My father is 57 years old. I've seen him and my mother date and try to have relationships with other men. It's sad that they are absolutely perfect for one another. My mother has convinced herself that she is better without him but never finding happiness in another man. She only smiles and really laughs when she reminisces about the 15 years that her and my father were married. My father on the other hand has had relationships and children but never getting over the fact that he lost time and his family chasing something that he never found.
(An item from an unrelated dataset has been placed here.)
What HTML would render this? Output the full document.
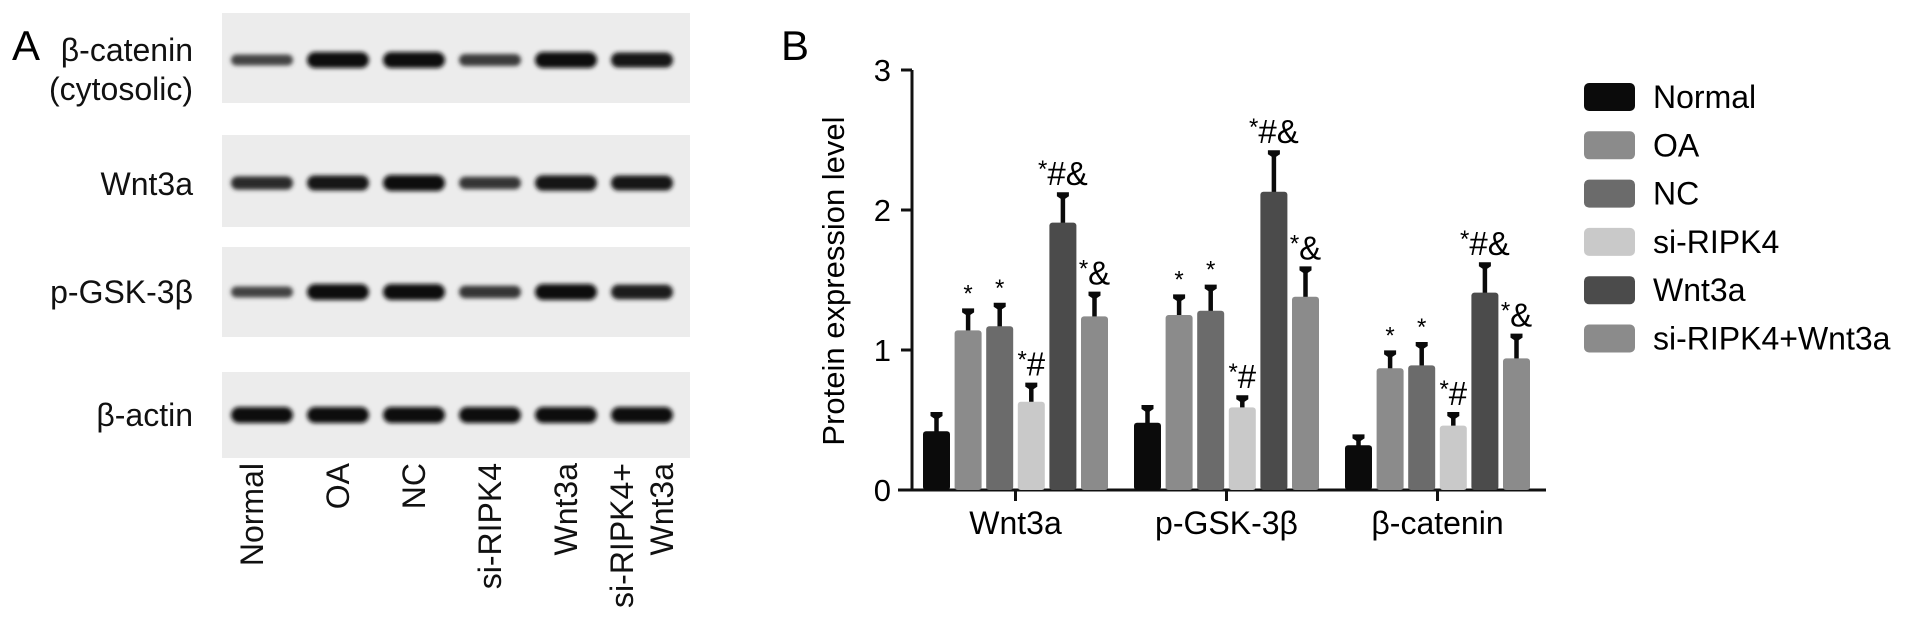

"Instantly" rang over and over in my head. "Instantly" created a barrier that won't allow me to give up on my family so easily. If I would instantly regret a decision that would change the lives of my wife and my children it deserves tons of thought. The amount of thought that couldn't be found in the time it takes to drive a woman home from a club. The time is takes to put on a condom? The 10-20 minutes it takes to climax? Is it worth instant regret. I would guess not! But, as a man my only hope is to busy myself with bettering myself. My only hope is to love my family more than I love myself. "Instant Regret" is too large of a price.

Monday, January 2, 2012

A busy January

Tomorrow, I'm starting Arabic class and my first class towards my masters. I'm also on the Daniel fast. Me and the wife decided to add "No Sex" for 3 weeks to the fast.I'm ending day 2 and I keep getting head aches. I'm really thinking that I'm having sugar/caffeine withdrawal. Who would have ever thought that the eating part would be the hardest between no sex and no meat or bread. I'm not going to lie about how scared I am for what 2012 will bring in my life. I'm in completely uncharted territory. I'm at the point that I'm relying on ole negro spirituals to continue to be positive and have motivation. "I know he didn't bring me this far to leave me" plays over and over again in my head. When it comes to this fast I've noticed that my nutrition has never really been to good. But, I'm on the cusp of having high blood pressure and I don't want to start having medical problems at 25. Anyways, I've been trying to help out around the house more and really focus on spending time with my wife. She dropped a ton a bricks on me the other day. Expressing that she thought the only time I was nice or sweet to her was when I wanted sex. Going on to say that it has made it become more of a chore than love making. I of course hate losing in any aspect of the word so I decided to start washing the dishes and just being nicer or listening more than I have been. After this Daniel fast of no sex for 3 weeks hopefully things will be looking up. If you can learn anything from what my wife told me, spend time with your significant other. Kiss them, hug them, be next to them for no reason at all. Or you'll find yourself doing 3 weeks of celibacy or worst alone.